## Task requirements
Write out the listing below without alteration, omitting its pictures.

## Data shown
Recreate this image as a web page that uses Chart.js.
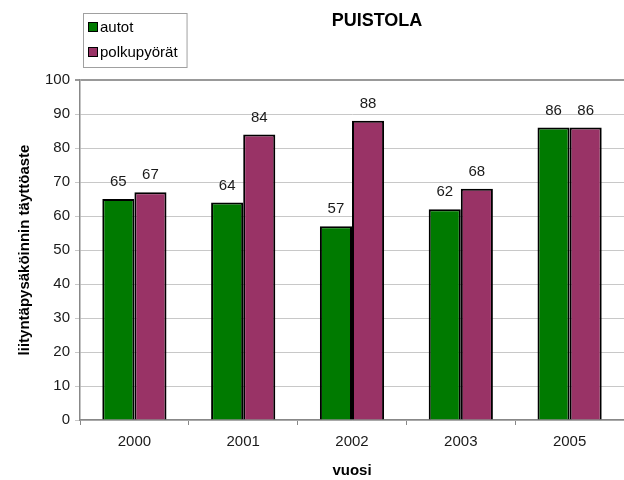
<!DOCTYPE html>
<html>
<head>
<meta charset="utf-8">
<script src="https://cdn.jsdelivr.net/npm/chart.js@4/dist/chart.umd.min.js"></script>
<style>
  html, body { margin: 0; padding: 0; background: #fff; }
  #wrap { width: 624px; height: 480px; }
</style>
</head>
<body>
<div id="wrap"><canvas id="myChart" width="624" height="480"></canvas></div>
<script>
Chart.defaults.font.family = '"Liberation Sans", Arial, sans-serif';
Chart.defaults.font.size = 15;
Chart.defaults.color = '#1a1a1a';

var vuodet = ['2000', '2001', '2002', '2003', '2005'];
var autot = [65, 64, 57, 62, 86];
var polkupyorat = [67, 84, 88, 68, 86];
var yTicks = [0, 10, 20, 30, 40, 50, 60, 70, 80, 90, 100];

// otsikko ja selite piirretään itse, jotta ne saa oikeisiin kohtiin
var otsikkoJaSelite = {
  id: 'otsikkoJaSelite',
  afterDraw: function (chart) {
    var c = chart.ctx;
    c.save();
    c.fillStyle = '#000';
    c.font = 'bold 18px "Liberation Sans", Arial, sans-serif';
    c.textAlign = 'center';
    c.textBaseline = 'middle';
    c.fillText('PUISTOLA', 377, 21);

    c.font = '15px "Liberation Sans", Arial, sans-serif';
    var sets = chart.data.datasets;
    var w = 0;
    sets.forEach(function (ds) { w = Math.max(w, c.measureText(ds.label).width); });
    var bx = 83, by = 13, bh = 54, bw = 19 + w + 7;
    c.fillStyle = '#fff';
    c.fillRect(bx, by, bw, bh);
    c.strokeStyle = '#a0a0a0';
    c.lineWidth = 1;
    c.strokeRect(bx + 0.5, by + 0.5, bw, bh);
    c.textAlign = 'left';
    sets.forEach(function (ds, i) {
      var cy = by + 14 + i * 25;
      c.fillStyle = ds.backgroundColor;
      c.fillRect(bx + 5, cy - 5, 10, 10);
      c.strokeStyle = '#000';
      c.strokeRect(bx + 5.5, cy - 4.5, 9, 9);
      c.fillStyle = '#000';
      c.fillText(ds.label, bx + 17, cy + 1);
    });
    c.restore();
  }
};

// arvot pylväiden yläpuolelle
var arvot = {
  id: 'arvot',
  afterDatasetsDraw: function (chart) {
    var c = chart.ctx;
    c.save();
    c.font = '15px "Liberation Sans", Arial, sans-serif';
    c.fillStyle = '#1a1a1a';
    c.textAlign = 'center';
    c.textBaseline = 'middle';
    chart.data.datasets.forEach(function (ds, i) {
      chart.getDatasetMeta(i).data.forEach(function (bar, j) {
        c.fillText(ds.data[j], bar.x, bar.y - 17);
      });
    });
    c.restore();
  }
};

var ctx = document.getElementById('myChart');

var myChart = new Chart(ctx, {
  type: 'bar',
  data: {
    labels: vuodet,
    datasets: [{
      label: 'autot',
      data: autot,
      backgroundColor: '#007a00',
      borderColor: '#000',
      borderWidth: 2,
      borderSkipped: 'bottom'
    }, {
      label: 'polkupyörät',
      data: polkupyorat,
      backgroundColor: '#993366',
      borderColor: '#000',
      borderWidth: 2,
      borderSkipped: 'bottom'
    }]
  },
  options: {
    responsive: false,
    animation: false,
    layout: { padding: { top: 80, right: 0, bottom: 0, left: 0 } },
    datasets: { bar: { barPercentage: 1, categoryPercentage: 0.59 } },
    plugins: {
      legend: { display: false },
      title: { display: false },
      tooltip: { enabled: false }
    },
    scales: {
      x: {
        afterFit: function (s) { s.height = 60; },
        grid: {
          display: true,
          drawOnChartArea: false,
          offset: true,
          tickLength: 5,
          color: '#888'
        },
        border: { color: '#888', width: 1.5 },
        ticks: { padding: 8, color: '#1a1a1a' },
        title: {
          display: true,
          text: 'vuosi',
          font: { weight: 'bold', size: 15 },
          color: '#000',
          padding: { top: 0, bottom: 0 }
        }
      },
      y: {
        min: 0,
        max: 100,
        afterFit: function (s) { s.width = 80; },
        afterBuildTicks: function (s) {
          s.ticks = yTicks.map(function (v) { return { value: v }; });
        },
        grid: {
          color: function (g) { return g.tick.value === 100 ? '#999' : '#c8c8c8'; },
          lineWidth: function (g) { return g.tick.value === 100 ? 2 : 1; },
          tickLength: 5
        },
        border: { color: '#888', width: 1.5 },
        ticks: { padding: 5, color: '#1a1a1a' },
        title: {
          display: true,
          text: 'liityntäpysäköinnin täyttöaste',
          font: { weight: 'bold', size: 15 },
          color: '#000',
          padding: { top: 16, bottom: 0 }
        }
      }
    }
  },
  plugins: [arvot, otsikkoJaSelite]
});
</script>
</body>
</html>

## Exercise output
Recreate this image as a web page that uses Chart.js.
<!DOCTYPE html>
<html>
<head>
<meta charset="utf-8">
<script src="https://cdn.jsdelivr.net/npm/chart.js@4/dist/chart.umd.min.js"></script>
<style>
  html, body { margin: 0; padding: 0; background: #fff; }
  #wrap { width: 624px; height: 480px; }
</style>
</head>
<body>
<div id="wrap"><canvas id="myChart" width="624" height="480"></canvas></div>
<script>
Chart.defaults.font.family = '"Liberation Sans", Arial, sans-serif';
Chart.defaults.font.size = 15;
Chart.defaults.color = '#1a1a1a';

var vuodet = ['2000', '2001', '2002', '2003', '2005'];
var autot = [65, 64, 57, 62, 86];
var polkupyorat = [67, 84, 88, 68, 86];
var yTicks = [0, 10, 20, 30, 40, 50, 60, 70, 80, 90, 100];

// otsikko ja selite piirretään itse, jotta ne saa oikeisiin kohtiin
var otsikkoJaSelite = {
  id: 'otsikkoJaSelite',
  afterDraw: function (chart) {
    var c = chart.ctx;
    c.save();
    c.fillStyle = '#000';
    c.font = 'bold 18px "Liberation Sans", Arial, sans-serif';
    c.textAlign = 'center';
    c.textBaseline = 'middle';
    c.fillText('PUISTOLA', 377, 21);

    c.font = '15px "Liberation Sans", Arial, sans-serif';
    var sets = chart.data.datasets;
    var w = 0;
    sets.forEach(function (ds) { w = Math.max(w, c.measureText(ds.label).width); });
    var bx = 83, by = 13, bh = 54, bw = 19 + w + 7;
    c.fillStyle = '#fff';
    c.fillRect(bx, by, bw, bh);
    c.strokeStyle = '#a0a0a0';
    c.lineWidth = 1;
    c.strokeRect(bx + 0.5, by + 0.5, bw, bh);
    c.textAlign = 'left';
    sets.forEach(function (ds, i) {
      var cy = by + 14 + i * 25;
      c.fillStyle = ds.backgroundColor;
      c.fillRect(bx + 5, cy - 5, 10, 10);
      c.strokeStyle = '#000';
      c.strokeRect(bx + 5.5, cy - 4.5, 9, 9);
      c.fillStyle = '#000';
      c.fillText(ds.label, bx + 17, cy + 1);
    });
    c.restore();
  }
};

// arvot pylväiden yläpuolelle
var arvot = {
  id: 'arvot',
  afterDatasetsDraw: function (chart) {
    var c = chart.ctx;
    c.save();
    c.font = '15px "Liberation Sans", Arial, sans-serif';
    c.fillStyle = '#1a1a1a';
    c.textAlign = 'center';
    c.textBaseline = 'middle';
    chart.data.datasets.forEach(function (ds, i) {
      chart.getDatasetMeta(i).data.forEach(function (bar, j) {
        c.fillText(ds.data[j], bar.x, bar.y - 17);
      });
    });
    c.restore();
  }
};

var ctx = document.getElementById('myChart');

var myChart = new Chart(ctx, {
  type: 'bar',
  data: {
    labels: vuodet,
    datasets: [{
      label: 'autot',
      data: autot,
      backgroundColor: '#007a00',
      borderColor: '#000',
      borderWidth: 2,
      borderSkipped: 'bottom'
    }, {
      label: 'polkupyörät',
      data: polkupyorat,
      backgroundColor: '#993366',
      borderColor: '#000',
      borderWidth: 2,
      borderSkipped: 'bottom'
    }]
  },
  options: {
    responsive: false,
    animation: false,
    layout: { padding: { top: 80, right: 0, bottom: 0, left: 0 } },
    datasets: { bar: { barPercentage: 1, categoryPercentage: 0.59 } },
    plugins: {
      legend: { display: false },
      title: { display: false },
      tooltip: { enabled: false }
    },
    scales: {
      x: {
        afterFit: function (s) { s.height = 60; },
        grid: {
          display: true,
          drawOnChartArea: false,
          offset: true,
          tickLength: 5,
          color: '#888'
        },
        border: { color: '#888', width: 1.5 },
        ticks: { padding: 8, color: '#1a1a1a' },
        title: {
          display: true,
          text: 'vuosi',
          font: { weight: 'bold', size: 15 },
          color: '#000',
          padding: { top: 0, bottom: 0 }
        }
      },
      y: {
        min: 0,
        max: 100,
        afterFit: function (s) { s.width = 80; },
        afterBuildTicks: function (s) {
          s.ticks = yTicks.map(function (v) { return { value: v }; });
        },
        grid: {
          color: function (g) { return g.tick.value === 100 ? '#999' : '#c8c8c8'; },
          lineWidth: function (g) { return g.tick.value === 100 ? 2 : 1; },
          tickLength: 5
        },
        border: { color: '#888', width: 1.5 },
        ticks: { padding: 5, color: '#1a1a1a' },
        title: {
          display: true,
          text: 'liityntäpysäköinnin täyttöaste',
          font: { weight: 'bold', size: 15 },
          color: '#000',
          padding: { top: 16, bottom: 0 }
        }
      }
    }
  },
  plugins: [arvot, otsikkoJaSelite]
});
</script>
</body>
</html>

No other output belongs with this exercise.